PL da Dosimetria: pacificação ou recuo institucional diante de ataques à democracia?
A aprovação do Projeto de Lei 2162/2023, conhecido como PL da Dosimetria, pelo Senado Federal, reacende um debate sensível no Brasil: até que ponto o Estado deve flexibilizar punições para crimes que atentaram contra o próprio regime democrático?
A proposta, aprovada por 48 votos a 25 e agora encaminhada para sanção presidencial, altera a forma de cálculo das penas para crimes de tentativa de golpe de Estado e atentado ao Estado Democrático de Direito quando praticados no mesmo contexto. Na prática, deixa de somar penas e passa a aplicar apenas a mais grave — o que resulta em redução significativa das condenações impostas aos envolvidos nos atos de 8 de janeiro de 2023.
A narrativa da “pacificação” e seus riscos
O relator da matéria, senador Esperidião Amin (PP-SC), defendeu a mudança como um instrumento de “pacificação nacional”. Segundo ele, manter centenas de condenados em regime fechado poderia aprofundar divisões políticas e comprometer a legitimidade institucional.
O argumento, no entanto, levanta questionamentos profundos. Crimes contra o Estado Democrático de Direito não são delitos comuns. Eles atingem o núcleo da Constituição, a estabilidade institucional e o pacto social que sustenta o regime republicano. Ao suavizar as penas, o Estado corre o risco de transmitir uma mensagem de tolerância a tentativas futuras de ruptura democrática.
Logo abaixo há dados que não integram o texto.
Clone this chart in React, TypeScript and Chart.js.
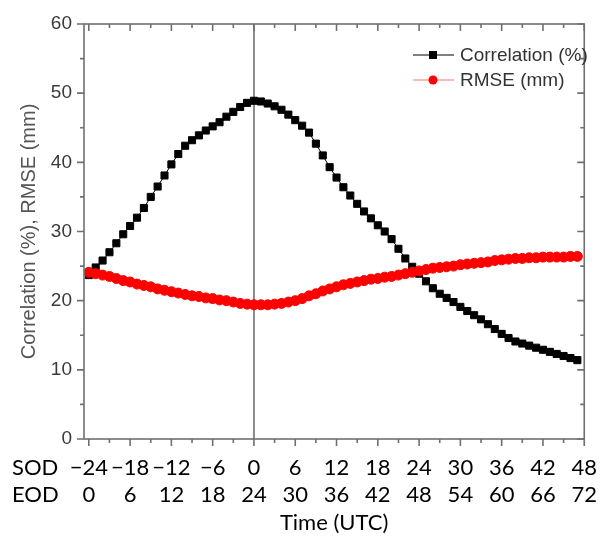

Incoerência legislativa e seletividade penal
Críticos do projeto apontam uma contradição evidente no Congresso Nacional. Poucos dias antes, o Senado havia aprovado legislação para endurecer penas contra organizações criminosas, dificultando progressão de regime. Já no caso dos crimes políticos ligados ao 8 de janeiro, o movimento foi inverso: flexibilização e redução.
Essa assimetria reforça a percepção de seletividade penal, especialmente quando a própria justificativa do projeto admite que figuras centrais do episódio — incluindo o ex-presidente Jair Bolsonaro — podem ser diretamente beneficiadas.
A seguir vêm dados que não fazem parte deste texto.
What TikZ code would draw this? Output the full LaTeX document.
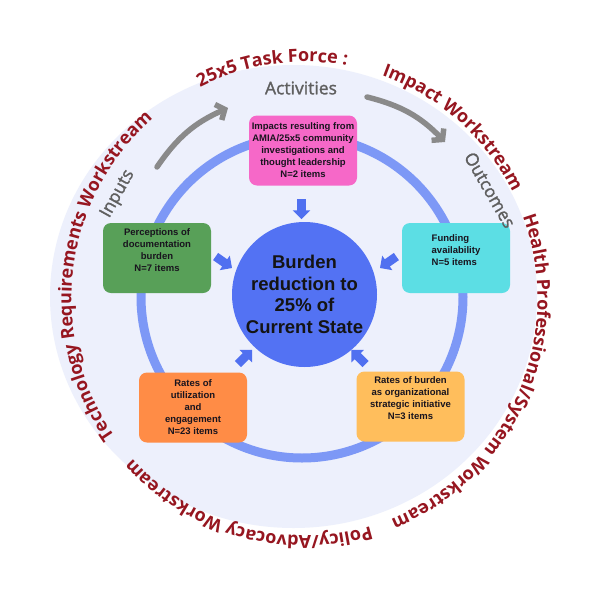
\documentclass[tikz,border=0pt]{standalone}
\usepackage{fontspec}
\setmainfont{Liberation Sans}
\newfontfamily\osfont{Open Sans}
\newfontfamily\osgray[FakeBold=1.5]{Open Sans}
\usetikzlibrary{shapes.arrows, decorations.text, arrows.meta}
\definecolor{bgl}{RGB}{237,240,252}
\definecolor{ringc}{RGB}{125,152,246}
\definecolor{corec}{RGB}{83,114,243}
\definecolor{smarr}{RGB}{80,112,240}
\definecolor{wsred}{RGB}{150,22,32}
\definecolor{grayt}{RGB}{95,95,95}
\definecolor{graya}{RGB}{138,138,138}
\definecolor{pinkc}{RGB}{246,104,200}
\definecolor{greenc}{RGB}{88,160,88}
\definecolor{cyanc}{RGB}{92,222,228}
\definecolor{orangec}{RGB}{255,140,70}
\definecolor{goldc}{RGB}{255,190,92}
\definecolor{boxtxt}{RGB}{25,20,30}
\tikzset{
  boxnode/.style={rounded corners=8pt, minimum width=108pt, minimum height=70pt,
    inner sep=0pt, align=center, text=boxtxt,
    font=\bfseries\fontsize{9.5}{12}\selectfont},
  graytxt/.style={text=grayt, font=\osgray\fontsize{17.5}{17.5}\selectfont, inner sep=0pt},
  smallarrow/.style={single arrow, fill=smarr, draw=none, minimum height=20pt,
    single arrow head extend=4.5pt, inner sep=4.2pt},
  grayarrow/.style={draw=graya, line width=5.5pt, line cap=round,
    -{Straight Barb[length=7pt, width=17pt]}},
  wspath/.style={decorate, decoration={text along path, text align=center,
    text={|\osfont\bfseries\fontsize{18}{18}\selectfont\color{wsred}|#1}}}
}
\begin{document}
\begin{tikzpicture}[x=1pt,y=1pt]
\fill[white] (0,0) rectangle (600,-600);
\useasboundingbox (0,0) rectangle (600,-600);
% background disc
\fill[bgl] (293.5,-296.5) ellipse[x radius=243.5, y radius=231.5];
% ring
\coordinate (R) at (302,-297);
\draw[ringc, line width=9pt] (R) circle[radius=161];
% boxes
\node[boxnode, fill=pinkc] (imp) at (303,-150.5)
  {Impacts resulting from\\AMIA/25x5 community\\investigations and\\thought leadership\\N=2 items};
\node[boxnode, fill=greenc] (perc) at (157,-258)
  {Perceptions of\\documentation\\burden\\N=7 items\\[4pt]};
\node[boxnode, fill=cyanc, align=left] (fund) at (456,-258)
  {Funding\\availability\\N=5 items\\[3pt]};
\node[boxnode, fill=orangec] (util) at (193,-407.5)
  {Rates of\\utilization\\and\\engagement\\N=23 items};
\node[boxnode, fill=goldc] (rate) at (410.5,-406.5)
  {Rates of burden\\as organizational\\strategic initiative\\N=3 items\\[4pt]};
% core
\node[circle, fill=corec, minimum size=145pt, inner sep=0pt, align=center,
  font=\bfseries\fontsize{18.5}{21.7}\selectfont, text=black!92] (core) at (304.5,-294.5)
  {Burden\\reduction to\\25\% of\\Current State};
% small arrows
\node[smallarrow, rotate=-90] (a1) at (301.5,-207) {};
\node[smallarrow, rotate=-35] (a2) at (222,-261) {};
\node[smallarrow, rotate=-145] (a3) at (390,-261) {};
\node[smallarrow, rotate=45] (a4) at (243.5,-358.5) {};
\node[smallarrow, rotate=135] (a5) at (360,-358.5) {};
% gray arrows
\coordinate (ga1) at (157,-167);
\coordinate (ga2) at (228,-108);
\coordinate (gb1) at (367,-97);
\coordinate (gb2) at (445,-142);
\draw[grayarrow] (ga1) to[bend left=16] (ga2);
\draw[grayarrow] (gb1) to[bend left=16] (gb2);
% gray labels
\node[graytxt] (act) at (301,-88) {Activities};
\node[graytxt, rotate=61] (inp) at (118,-194) {Inputs};
\node[graytxt, rotate=-60] (outc) at (490,-190) {Outcomes};
% workstream texts
\coordinate (C) at (304.5,-299);
\path[wspath={25x5 Task Force :}] (C) ++(158:233 and 237)
  arc[start angle=158, end angle=38, x radius=233, y radius=237];
\path[wspath={Impact Workstream}] (C) ++(109:233 and 237)
  arc[start angle=109, end angle=-11, x radius=233, y radius=237];
\path[wspath={Health Professional/System Workstream}] (C) ++(36:233 and 237)
  arc[start angle=36, end angle=-84, x radius=233, y radius=237];
\path[wspath={Policy/Advocacy Workstream}] (C) ++(-45.5:233 and 237)
  arc[start angle=-45.5, end angle=-165.5, x radius=233, y radius=237];
\path[wspath={Technology Requirements Workstream}] (C) ++(233:233 and 237)
  arc[start angle=233, end angle=113, x radius=233, y radius=237];
\end{tikzpicture}
\end{document}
Como destacou o senador Humberto Costa (PT-PE), trata-se de uma norma “casuística”, desenhada para favorecer um grupo político específico que atentou contra a Constituição.
“Manifestantes” ou tentativa organizada de golpe?
Defensores do PL argumentam que muitos condenados não integravam o núcleo articulador da tentativa de golpe, citando casos de pessoas comuns que receberam penas elevadas. Esse discurso, embora emocionalmente eficaz, ignora um ponto central: os julgamentos consideraram provas materiais, registros audiovisuais e condutas individuais — muitas delas documentadas pelos próprios réus.
Além disso, minimizar os atos como meros excessos de manifestação esvazia o reconhecimento de que houve planejamento, financiamento e coordenação, como lembrado pelo senador Marcelo Castro (MDB-PI).
O precedente institucional
Talvez o aspecto mais preocupante do PL da Dosimetria não seja apenas o impacto imediato sobre os condenados, mas o precedente que estabelece. Ao revisar penas após julgamentos concluídos, o Legislativo interfere indiretamente na resposta institucional a crimes que buscaram romper a ordem constitucional.
Em democracias consolidadas, ataques ao regime democrático costumam ser tratados com rigor exemplar — não por vingança, mas por proteção institucional. A redução das penas pode enfraquecer esse princípio e alimentar a ideia de que golpes fracassados geram custos políticos baixos.
A decisão final e a responsabilidade histórica
O presidente Luiz Inácio Lula da Silva afirmou que só decidirá sobre a sanção após análise do texto final. Independentemente da escolha, a discussão já deixou marcas profundas no debate público.
O Brasil se vê diante de uma encruzilhada: optar por uma conciliação que pode soar como esquecimento institucional ou reafirmar que ataques à democracia exigem resposta firme, proporcional e pedagógica.
Mais do que “virar a página”, o país precisa decidir qual história quer escrever sobre a defesa do Estado Democrático de Direito — e quais sinais deseja enviar às futuras gerações.